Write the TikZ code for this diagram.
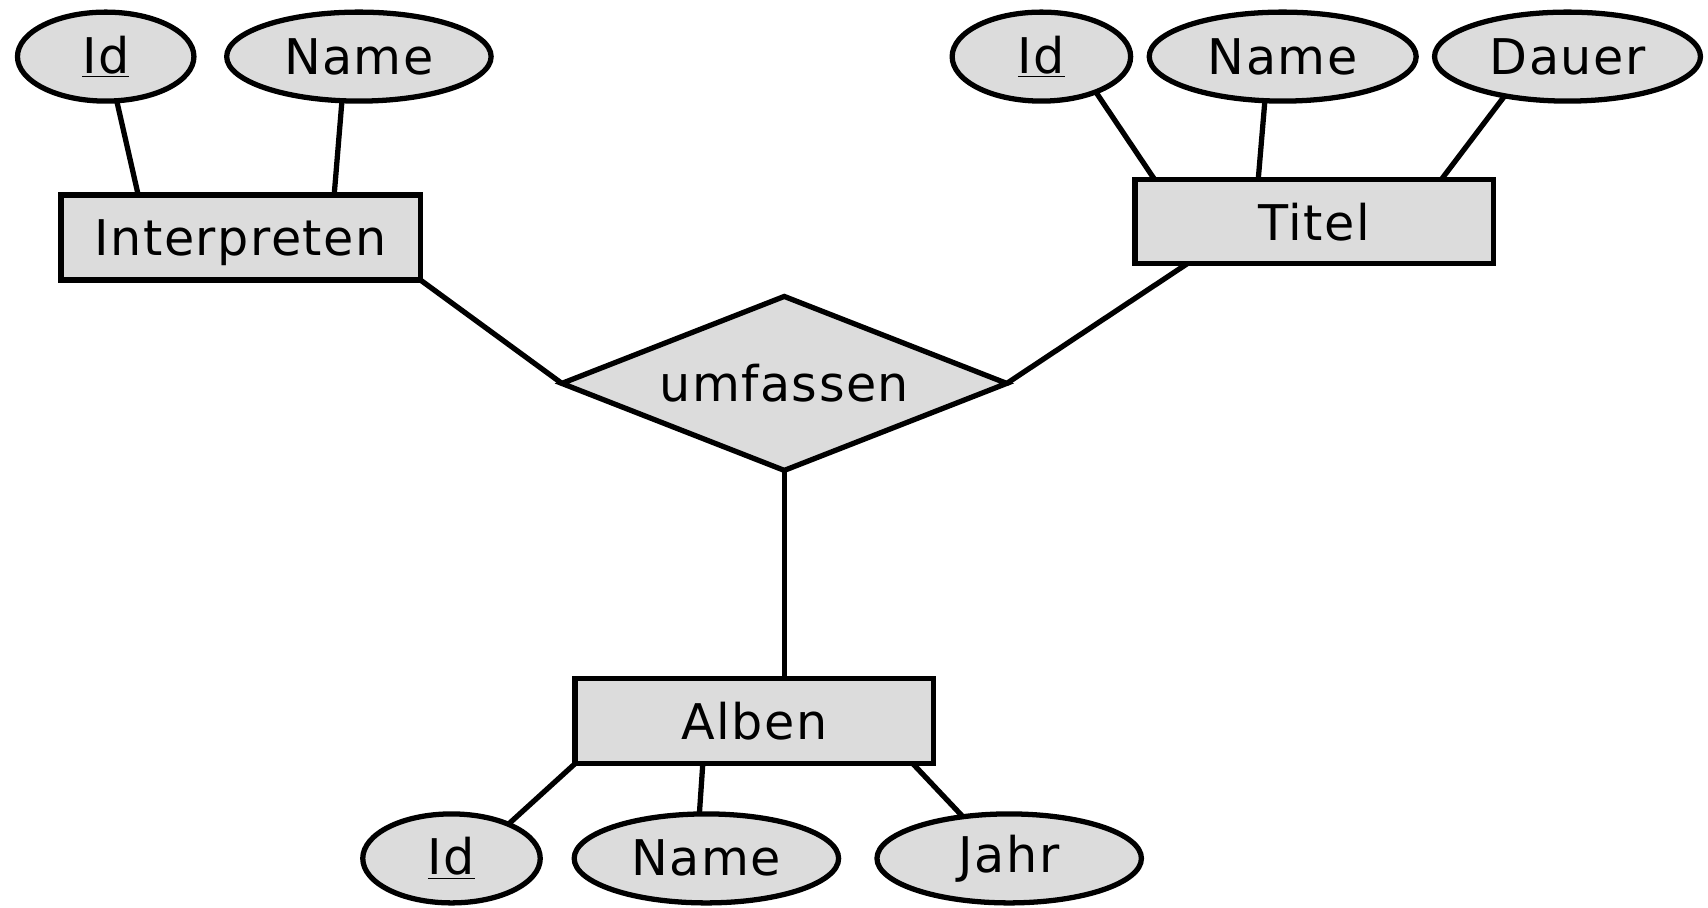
\documentclass[tikz,border=0pt]{standalone}
\usepackage{fontspec}
\setmainfont[LetterSpace=3]{DejaVu Sans}
\usetikzlibrary{shapes.geometric,calc}

\definecolor{erfill}{RGB}{220,220,220}

\tikzset{
    every node/.style={font=\fontsize{28}{32}\selectfont, inner sep=0pt, outer sep=0pt},
    entity/.style={draw, fill=erfill, rectangle, minimum height=1.7cm, text depth=0pt},
    attrib/.style={draw, fill=erfill, ellipse, minimum height=1.78cm},
    relship/.style={draw, fill=erfill, diamond, aspect=2.57,
        minimum width=8.9cm, minimum height=3.48cm},
}

\begin{document}
\begin{tikzpicture}[x=0.02cm, y=-0.02cm, line width=3pt]
    \useasboundingbox (0,0) rectangle (1708,907);

    % Interpreten
    \node[entity, minimum width=7.19cm] (interp) at (240.7,237.5) {Interpreten};
    \node[attrib, minimum width=3.53cm] (interpId) at (105.7,56.6) {\underline{Id}};
    \node[attrib, minimum width=5.29cm] (interpName) at (358.9,56.6) {Name};

    % Titel
    \node[entity, minimum width=7.17cm, minimum height=1.68cm] (titel) at (1314.2,221.7) {Titel};
    \node[attrib, minimum width=3.57cm] (titelId) at (1041.4,56.6) {\underline{Id}};
    \node[attrib, minimum width=5.34cm] (titelName) at (1282.7,56.6) {Name};
    \node[attrib, minimum width=5.32cm] (dauer) at (1567.5,56.6) {Dauer};

    % Beziehung
    \node[relship] (umfassen) at (784.3,383.4) {umfassen};

    % Alben
    \node[entity, minimum width=7.17cm] (alben) at (754.3,721.1) {Alben};
    \node[attrib, minimum width=3.55cm] (albenId) at (451.5,858.4) {\underline{Id}};
    \node[attrib, minimum width=5.29cm] (albenName) at (706.4,858.4) {Name};
    \node[attrib, minimum width=5.29cm] (jahr) at (1009.2,858.4) {Jahr};

    % Verbindungen
    \draw (interpId.-76) -- ($(interp.north)+(-2.05cm,0)$);
    \draw (interpName.-111) -- ($(interp.north)+(1.87cm,0)$);
    \draw (interp.south east) -- (umfassen.west);

    \draw (titelId.-33) -- ($(titel.north)+(-3.19cm,0)$);
    \draw (titelName.-112) -- ($(titel.north)+(-1.12cm,0)$);
    \draw (dauer.-148) -- ($(titel.north)+(2.54cm,0)$);
    \draw ($(titel.south)+(-2.54cm,0)$) -- (umfassen.east);

    \draw (umfassen.south) -- (umfassen.south |- alben.north);
    \draw (alben.south west) -- (albenId.31);
    \draw ($(alben.south)+(-1.03cm,0)$) -- (albenName.99);
    \draw ($(alben.south)+(3.17cm,0)$) -- (jahr.138);
\end{tikzpicture}
\end{document}
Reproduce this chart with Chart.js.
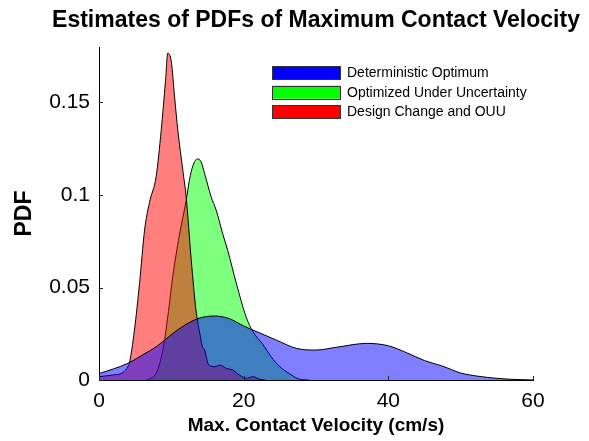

^^^^^^^^^^^^^^^^

Objective —
List all lines above in which the string "this" appears.

Exercise output —
Write the TikZ code for this diagram.
Reproduce this chart with Chart.js.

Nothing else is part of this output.